The incorporation of Tamil devotional hymns into temple liturgy, in early medieval South India, was a significant development in ritual, theological, and sociological terms. The poems composed by the Saiva and Vaisnava devotees, the nayanmars and the alvars, in the sixth through ninth centuries began to be sung in temples in the immediately succeeding period -- and soon thereafter the message and the figures of the poet-saints were taken up as distinctive features of the emergent Saiva Siddhanta and Srivaisnava movements. The hymns were established as canon in both sectarian movements, but the Vaisnava teachers embraced more completely the notion that they constituted a Tamil Veda and accorded the hymns far greater theological significance than did their Saiva counterparts.
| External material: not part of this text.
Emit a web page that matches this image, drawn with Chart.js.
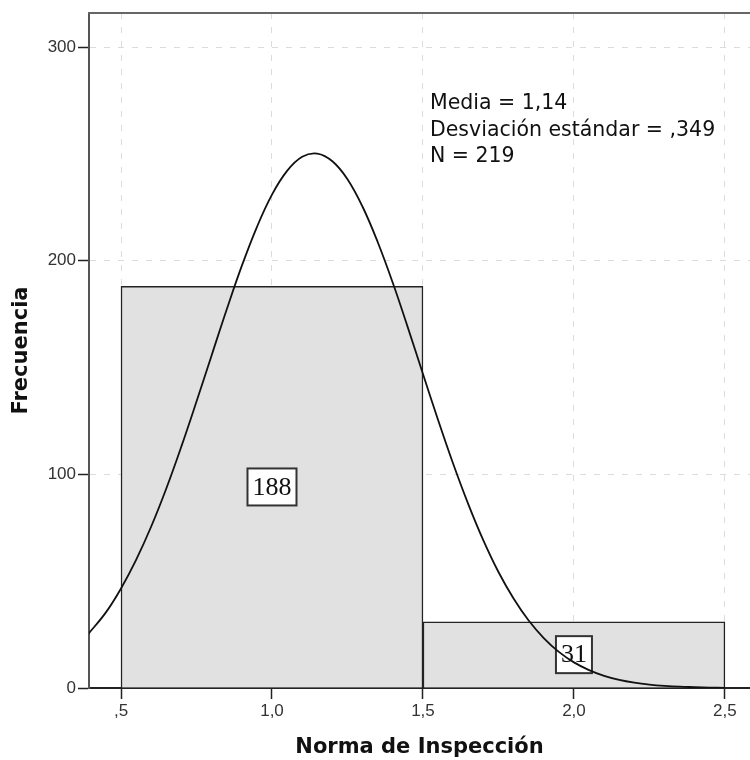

My effort in this paper will be to use the evidence of the temple inscriptions of the tenth through thirteenth centuries to explore the identities of the performers of the Tamil hymns and the contexts of their performance, to uncover their relationships with other forms of chanting and recitation (notably Veda and mantra), to compare Saiva and Vaisnava performances of the hymns, and to plot the geographical and chronological patterns that may shed light on the interactions between temple practice, on the one hand, and unfolding sectarian, social and political developments, on the other.

Waves of Bhakti, Waves of Song: The Proliferation of Alvar Poetry in the 20th-Century

Vasudha Narayanan, University of Florida

Alvar poetry has traditionally been performed at Sri Vaisnava homes, temples, and temple processions. This paper will argue that two waves of dissemination have made the alvar songs enormously popular in the last fifty years in many parts of India and in diaspora temples and homes. The first wave in the mid twentieth century, led by musicians and dancers connected with Carnatic music and Bharata Natyam, made these songs prominent in public concert spaces. The second wave, in the late twentieth century, came about through the creation of Sri Vaisnava cyber-communities in the 1990-s. Ariyakudi Ramanuja Ayyangar (1890-1967), the musician who was responsible for both establishing the format for Carnatic music recitals and for setting the Tiruppavai to Carnatic ragas, is significant in the discussion of the first wave because the format he popularized created the space for the inclusion of alvar verses in radio and stage concerts. In the 1950-s with the choreographing of Andal's works for Bharata Natyam dance, Kamala Laxman and Vyjayanthimala (later Bali) starting a new trend of including alvar poetry in dance performances. The second wave began with the creation of the "bhakti" listserve in California in 1994 and has been instrumental in creating new awareness of the alvar poetry outside India. The local communities catalyzed by listserves have initiated festivals of recitation in domestic and temple spaces in the diaspora and the entire Divyaprabandham of the alvars is now available through the web.